Hace poco, haciendo como que recuerdo ser abogada, le explicaba a un cliente por qué se pueden hacer contratos de promesas sobre bienes que no son propios. Resulta que, si uno tiene una legítima expectativa de ser dueño de algo, lo puede negociar. Algo así como prometer el novillo que no ha sido parido aún. La vaca ya está preñada, es cuestión de que tenga a la cría. Por supuesto que pueden pasar muchas cosas y no tener nunca al animalito, pero la expectativa razonable existe.
Luego está el cuento de la lechera haciendo cuentas de todo lo que va a conseguir con su jarra de leche. Un tropezón y todo se le vino abajo.

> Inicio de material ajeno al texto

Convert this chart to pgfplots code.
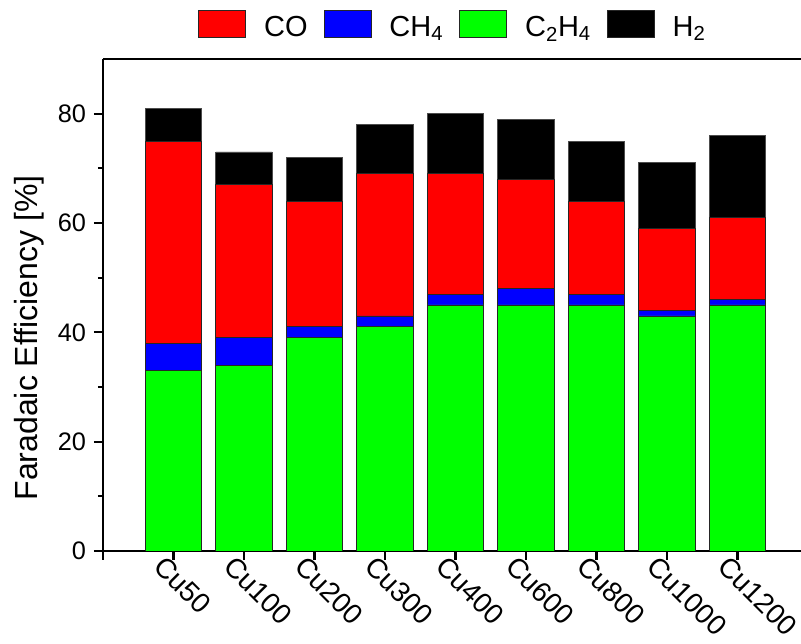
\documentclass[border=0pt]{standalone}
\usepackage{fontspec}
\setmainfont{Liberation Sans}
\usepackage{pgfplots}
\usepackage{pgfplotstable}
\pgfplotsset{compat=1.18}

\pgfplotstableread{
x C2H4 CH4 CO H2
0 33 5 37 6
1 34 5 28 6
2 39 2 23 8
3 41 2 26 9
4 45 2 22 11
5 45 3 20 11
6 45 2 17 11
7 43 1 15 12
8 45 1 15 15
}\datatable

\begin{document}
\begin{tikzpicture}
\begin{axis}[
  scale only axis,
  width=523.5pt, height=369pt,
  xmin=-1, xmax=8.9, ymin=0, ymax=90,
  enlargelimits=false,
  ybar stacked,
  bar width=0.8,
  axis x line=box,
  axis y line=left,
  axis line style={-, line width=1.9pt, black},
  xtick pos=left, ytick pos=left,
  tick align=outside,
  major tick length=6.75pt,
  minor tick length=3.75pt,
  every tick/.style={line width=1.7pt, black},
  xtick={-1,0,1,2,3,4,5,6,7,8},
  xticklabels={{},Cu50,Cu100,Cu200,Cu300,Cu400,Cu600,Cu800,Cu1000,Cu1200},
  ytick={0,20,40,60,80},
  minor ytick={10,30,50,70},
  /pgf/number format/assume math mode=true,
  yticklabel style={font=\fontsize{19}{22}\selectfont, xshift=-2.5pt},
  xticklabel style={font=\fontsize{21}{25}\selectfont, rotate=-45, anchor=north west, inner sep=2pt, xshift=-9pt, yshift=1pt},
  ylabel={Faradaic Efficiency [\%]},
  every axis y label/.style={at={(rel axis cs:-0.1275,0.433)}, rotate=90, anchor=north, inner sep=0pt, font=\fontsize{24}{28}\selectfont},
  legend columns=4,
  legend style={at={(rel axis cs:0.5,1)}, anchor=center, yshift=26pt, draw=none, fill=none,
    font=\fontsize{21.75}{25}\selectfont, nodes={inner sep=0pt},
    /tikz/every odd column/.style={column sep=13.5pt},
    /tikz/every even column/.style={column sep=12pt}},
  legend image code/.code={\draw[#1, line width=0.6pt] (0pt,-7.6pt) rectangle (35.25pt,12.6pt);},
]
\addlegendimage{fill=red, draw=black!85}
\addlegendentry{CO}
\addlegendimage{fill=blue, draw=black!85}
\addlegendentry{CH\textsubscript{4}}
\addlegendimage{fill=green, draw=black!85}
\addlegendentry{C\textsubscript{2}H\textsubscript{4}}
\addlegendimage{fill=black, draw=black!85}
\addlegendentry{H\textsubscript{2}}

\addplot[fill=green, draw=black!85, line width=0.6pt, forget plot] table[x=x, y=C2H4] {\datatable};
\addplot[fill=blue, draw=black!85, line width=0.6pt, forget plot] table[x=x, y=CH4] {\datatable};
\addplot[fill=red, draw=black!85, line width=0.6pt, forget plot] table[x=x, y=CO] {\datatable};
\addplot[fill=black, draw=black!70, line width=0.6pt, forget plot] table[x=x, y=H2] {\datatable};

\coordinate (sw) at (rel axis cs:0,0);
\coordinate (ne) at (rel axis cs:1,1);
\end{axis}
\pgfresetboundingbox
\path[use as bounding box] ([xshift=-77.25pt,yshift=-69.75pt]sw) rectangle ([yshift=44.25pt]ne);
\end{tikzpicture}
\end{document}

Tal vez por eso hay tantos dichos que van por la misma línea de «más vale pájaro en mano que ciento volando». Nos gusta la certeza, lo que podemos ver y tocar hoy y ahora. Pero vivimos haciendo castillos en el aire de las cosas que no tenemos ni un poco de seguridad que vamos a obtener. Cuestión de balance. Nos comemos la comida que tenemos en el plato, pero no tiramos las posibilidades de tener algo mejor mañana.
Hasta la lección de Esaú, que dejó su herencia por un plato de lentejas, sirve para demostrar la necesidad de vivir en ese precario punto medio entre dos cosas buenas.